The sound of musicSummer is a lovely time with outside events and all sorts of musical evenings taking place right across the UK. One highlight of the summer season is the Proms, or more correctly the BBC Proms or the Henry Wood Promenade Concerts; an eight week summer season of daily orchestral classical music concerts, held predominantly in London’s Royal Albert Hall.

But there are other concerts taking place right across the country and today there are more opportunities than ever before for people to listen to beautiful orchestras. For those who have not been brought up with classical music, a full orchestra can appear quite confusing. In fact, an orchestra doesn’t necessarily just cover classical music. You can have jazz orchestras for instance; the word orchestra actually comes from Greek and refers to the front section of a theatre where the performers used to stand.

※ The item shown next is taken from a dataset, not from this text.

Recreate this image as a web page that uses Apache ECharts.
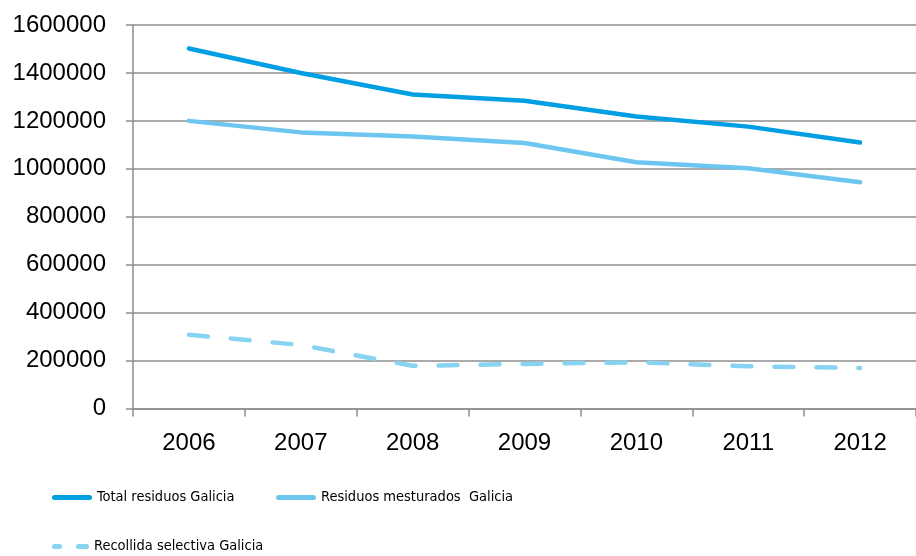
<!DOCTYPE html>
<html>
<head>
<meta charset="utf-8">
<script src="https://cdn.jsdelivr.net/npm/echarts@6/dist/echarts.min.js"></script>
<style>html,body{margin:0;padding:0;background:#fff}#c{width:916px;height:556px}</style>
</head>
<body>
<div id="c"></div>
<script>
const years = ['2006','2007','2008','2009','2010','2011','2012'];
const totalResiduos = [1502000, 1400000, 1310000, 1284000, 1218000, 1176000, 1110000];
const residuosMesturados = [1200000, 1152000, 1135000, 1108000, 1027000, 1002000, 944000];
const recollidaSelectiva = [308000, 265000, 178000, 186000, 193000, 176000, 169000];
const seriesNames = ['Total residuos Galicia', 'Residuos mesturados  Galicia', 'Recollida selectiva Galicia'];

const chart = echarts.init(document.getElementById('c'), null, {renderer: 'canvas'});
const axisFont = {fontFamily: 'Liberation Sans, Arial, sans-serif', fontSize: 24, color: '#000'};
const legendText = {fontFamily: '"DejaVu Sans Condensed", "Liberation Sans", sans-serif', fontSize: 14.5, color: '#000'};
const gray = '#8e8e8e';
const solidIcon = 'path://M2.5,0h35a2.5,2.5 0 0 1 0,5h-35a2.5,2.5 0 0 1 0,-5z';
const dashIcon = 'path://M2.5,0h5a2.5,2.5 0 0 1 0,5h-5a2.5,2.5 0 0 1 0,-5z M26.5,0h8a2.5,2.5 0 0 1 0,5h-8a2.5,2.5 0 0 1 0,-5z';
chart.setOption({
  animation: false,
  backgroundColor: '#fff',
  grid: {left: 133, top: 25, right: -10, bottom: 147.5, containLabel: false},
  xAxis: {
    type: 'category', data: years, boundaryGap: true,
    axisLine: {lineStyle: {color: gray, width: 1.5}},
    axisTick: {show: true, length: 8, lineStyle: {color: gray, width: 1.5}},
    axisLabel: Object.assign({margin: 23}, axisFont),
    splitLine: {show: false}
  },
  yAxis: {
    type: 'value', min: 0, max: 1600000, interval: 200000,
    axisLine: {show: true, lineStyle: {color: gray, width: 1.5}},
    axisTick: {show: true, length: 7, lineStyle: {color: gray, width: 1.5}},
    axisLabel: Object.assign({margin: 27, formatter: function (v) { return String(v); }}, axisFont),
    splitLine: {show: true, lineStyle: {color: gray, width: 1.5}}
  },
  legend: [
    {data: [{name: seriesNames[0], icon: solidIcon}], left: 52, top: 490, itemWidth: 40, itemHeight: 5, textStyle: legendText, padding: 0},
    {data: [{name: seriesNames[1], icon: solidIcon}], left: 276, top: 490, itemWidth: 40, itemHeight: 5, textStyle: legendText, padding: 0},
    {data: [{name: seriesNames[2], icon: dashIcon}], left: 52, top: 539, itemWidth: 37, itemHeight: 5, textStyle: legendText, padding: 0}
  ],
  series: [
    {name: seriesNames[0], type: 'line', data: totalResiduos, symbol: 'none',
     lineStyle: {color: '#009fe3', width: 4.5, cap: 'round'}, itemStyle: {color: '#009fe3'}},
    {name: seriesNames[1], type: 'line', data: residuosMesturados, symbol: 'none',
     lineStyle: {color: '#6cc6ef', width: 4.5, cap: 'round'}, itemStyle: {color: '#6cc6ef'}},
    {name: seriesNames[2], type: 'line', data: recollidaSelectiva, symbol: 'none',
     lineStyle: {color: '#87d3f1', width: 4.5, type: [19, 23], cap: 'round'}, itemStyle: {color: '#87d3f1'}}
  ]
});
</script>
</body>
</html>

A symphony orchestra is one with a full complement of instruments and players. String instruments usually dominate an orchestra, covering violins, with their bright tone and high range; violas which are slightly lower down the musical scale, and going down further, the basses and cellos. The method of music making is similar for all string instruments, simply passing a bow over a string to create the vibration and sound.

The woodwind section, usually seated behind the string section, comprises piccolos, flutes, oboes, clarinets, English horns and bassoons. Woodwinds make their sound when air travels through a hollowtube and comes out from holes on the end and on the sides of the instrument. Clarinets, horns, oboes and bassoons contain a small piece of plant fibre called a reed and the players blow through the reed to create the air flow to make the music.

Going on back in the orchestra, the brass section usually sits behind the woodwinds and this covers all those wonderfully loud instruments such as trumpets, French horns, trombones and tubas which each have their own very distinctive sounds. Unlike woodwind instruments, there are no reeds in brass instruments and the musicians blow into metal mouthpieces instead. Because of the distinctive sound and volume, you don’t need nearly as many brass players as strings; for instance you may only find one tuba player in an orchestra against many violinists.
The final main section of an orchestra is the percussion section and these can include the bass drum, the timpani or kettle drum, bells, cymbals and perhaps a xylophone. The musicians here are often responsible for several of the instruments as it is rare that they would all be needed together at the same time in a single musical score.

On top of that, there ccan be a number of individual instruments depending on the music being played, instruments such as harps, a piano or a saxophones.

Once you appreciate the very different instruments that make up an orchestra, it can really lift your appreciation of music as you listen carefully for the different instruments and the parts they play in creating the overall affect. It also helps to underline the brilliance of some composers as they have woven their magic by such careful utilisation and arrangements of so many different sounds and pitches.

Once you know more about orchestras, the sound of music will never be the same again!